Technique Analysis for Multilayer Perceptrons to Deal with Concept Drift in Data Streams
This paper describes how to use a multilayer perceptron to improve concept drift recovery in streaming environments.
Classifying instances in a data stream environment with concept drift is a challenging topic. The base learner must be adapted online to the current data. Several data mining algorithms have been adapted/used to this type of environment. In this study, two techniques are used to speed up the adaptation of an artificial neural network to the current data, increasing its predictive accuracy while detecting the concept drift sooner.
Experiments were performed to analyze how some techniques behave in different scenarios and compare them with other classifiers built to deal with data streams and concept drifts.
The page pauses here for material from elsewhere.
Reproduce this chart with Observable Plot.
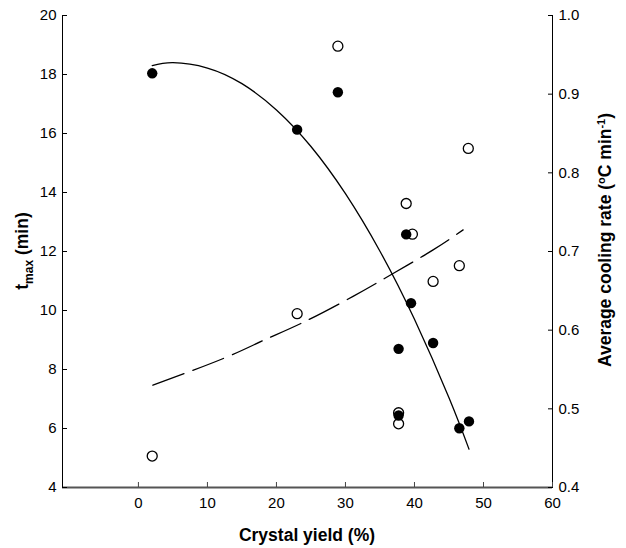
<!DOCTYPE html>
<html>
<head>
<meta charset="utf-8">
<script src="https://cdn.jsdelivr.net/npm/d3@7"></script>
<script src="https://cdn.jsdelivr.net/npm/@observablehq/plot@0.6"></script>
<style>
  html, body { margin: 0; padding: 0; background: #fff; }
  #chart { width: 626px; height: 548px; }
</style>
</head>
<body>
<div id="chart"></div>
<script>
// ---- tick labels / domains ----
const xTicks = [0, 10, 20, 30, 40, 50, 60];
const xDomain = [-11, 60];
const leftTicks = [4, 6, 8, 10, 12, 14, 16, 18, 20];
const leftDomain = [4, 20];
const rightTicks = [0.4, 0.5, 0.6, 0.7, 0.8, 0.9, 1.0];
const rightDomain = [0.4, 1.0];

// ---- t_max (filled circles, left axis) ----
const solidYield = [2.0, 23.0, 28.9, 38.8, 39.5, 37.7, 42.7, 37.7, 46.5, 47.9];
const tmax       = [18.04, 16.13, 17.40, 12.58, 10.25, 8.70, 8.90, 6.44, 6.01, 6.24];

// ---- average cooling rate (open circles, right axis) ----
const openYield   = [2.0, 23.0, 28.9, 37.7, 37.7, 38.8, 39.7, 42.7, 46.5, 47.8];
const coolingRate = [0.440, 0.621, 0.961, 0.495, 0.481, 0.761, 0.722, 0.662, 0.682, 0.831];

// ---- fitted curves ----
const fitTmaxX = [2, 5, 10, 15, 20, 25, 30, 35, 40, 45, 47.9];
const fitTmaxY = [18.30, 18.40, 18.22, 17.69, 16.80, 15.56, 13.96, 12.01, 9.70, 7.04, 5.30];
const fitRateX = [2.1, 12.3, 18.1, 23.9, 31.1, 36.9, 42.7, 47.05];
const fitRateY = [0.530, 0.564, 0.587, 0.610, 0.643, 0.672, 0.702, 0.7275];

// map right-axis values onto the left (plot) scale
const toLeft = r => leftDomain[0] + (r - rightDomain[0]) * (leftDomain[1] - leftDomain[0]) / (rightDomain[1] - rightDomain[0]);
const toRight = v => rightDomain[0] + (v - leftDomain[0]) * (rightDomain[1] - rightDomain[0]) / (leftDomain[1] - leftDomain[0]);

const solidData = solidYield.map((x, i) => ({x, y: tmax[i]}));
const openData = openYield.map((x, i) => ({x, y: toLeft(coolingRate[i])}));
const fitTmax = fitTmaxX.map((x, i) => ({x, y: fitTmaxY[i]}));
const fitRate = fitRateX.map((x, i) => ({x, y: toLeft(fitRateY[i])}));

const font = "'Liberation Sans', Arial, Helvetica, sans-serif";

const plot = Plot.plot({
  width: 626,
  height: 548,
  marginLeft: 62,
  marginRight: 74,
  marginTop: 15,
  marginBottom: 61,
  style: { fontFamily: font, fontSize: "15px", color: "#000", background: "#fff", overflow: "visible" },
  x: { domain: xDomain },
  y: { domain: leftDomain },
  marks: [
    Plot.ruleY([leftDomain[0]], { stroke: "#555", strokeWidth: 2 }),
    Plot.ruleX([xDomain[0]], { stroke: "#000", strokeWidth: 1 }),
    Plot.ruleX([xDomain[1]], { stroke: "#000", strokeWidth: 1 }),
    Plot.axisX({ ticks: xTicks, tickSize: -5, tickPadding: 15, label: null, tickFormat: d => String(d), stroke: "#444" }),
    Plot.axisY({ anchor: "left", ticks: leftTicks, tickSize: -5, tickPadding: 11, label: null, tickFormat: d => String(d) }),
    Plot.axisY({ anchor: "right", ticks: rightTicks.map(toLeft), tickSize: -5, tickPadding: 11, label: null, tickFormat: d => toRight(d).toFixed(1) }),
    Plot.line(fitRate, { x: "x", y: "y", curve: "natural", stroke: "#000", strokeWidth: 1.3, strokeDasharray: "33,9.5" }),
    Plot.line(fitTmax, { x: "x", y: "y", curve: "natural", stroke: "#000", strokeWidth: 1.3 }),
    Plot.dot(openData, { x: "x", y: "y", r: 5, fill: "#fff", stroke: "#000", strokeWidth: 1.3 }),
    Plot.dot(solidData, { x: "x", y: "y", r: 5.2, fill: "#000", stroke: "none" })
  ]
});

document.getElementById("chart").appendChild(plot);

// ---- axis titles with sub/superscripts ----
const svg = d3.select(plot);
svg.append("text")
  .attr("x", 307).attr("y", 541)
  .attr("text-anchor", "middle")
  .style("font-family", font).style("font-size", "17.5px").style("font-weight", "bold")
  .text("Crystal yield (%)");

const lt = svg.append("text")
  .attr("transform", "translate(28,251) rotate(-90)")
  .attr("text-anchor", "middle")
  .style("font-family", font).style("font-size", "17.5px").style("font-weight", "bold");
lt.append("tspan").text("t");
lt.append("tspan").attr("dy", 5).style("font-size", "12px").text("max");
lt.append("tspan").attr("dy", -5).text(" (min)");

const rt = svg.append("text")
  .attr("transform", "translate(611,240) rotate(-90)")
  .attr("text-anchor", "middle")
  .style("font-family", font).style("font-size", "17.5px").style("font-weight", "bold");
rt.append("tspan").text("Average cooling rate (");
rt.append("tspan").attr("dy", -6).style("font-size", "11px").text("o");
rt.append("tspan").attr("dy", 6).text("C min");
rt.append("tspan").attr("dy", -6).style("font-size", "11px").text("-1");
rt.append("tspan").attr("dy", 6).text(")");
</script>
</body>
</html>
This study suggests two techniques to improve the classification results: an embedded concept drift detection method to identify when a change has occurred and setting the learning rate to a higher level whenever a new concept is being learned to give more weight to recent instances, with its value decreased over time.
Results indicate that gradually reducing the learning rate with an embedded concept drift detector has better statistical results than other single classifiers built to deal with data streams and concept drifts.
Based on the empirical results, this study provides recommendations on how to improve the multilayer perceptron in data stream environments suffering from concept drifts.
Researchers should conduct investigations to increase the number of base classifiers used in data stream environments and in situations where concept drifts occur.
The objective of this study is to increase the use of multilayer perceptrons in data stream environments suffering from concept drifts, as nowadays, Hoeffding Trees and Naive Bayes are the base classifiers mostly used.
Additional research includes adapting the online learning rate by increasing/decreasing it based on the performance of the Multilayer Perceptron. This scheme would allow the removal of parameters that must be set by the user, like learning rate upper bound and number of instances to return to the stable value.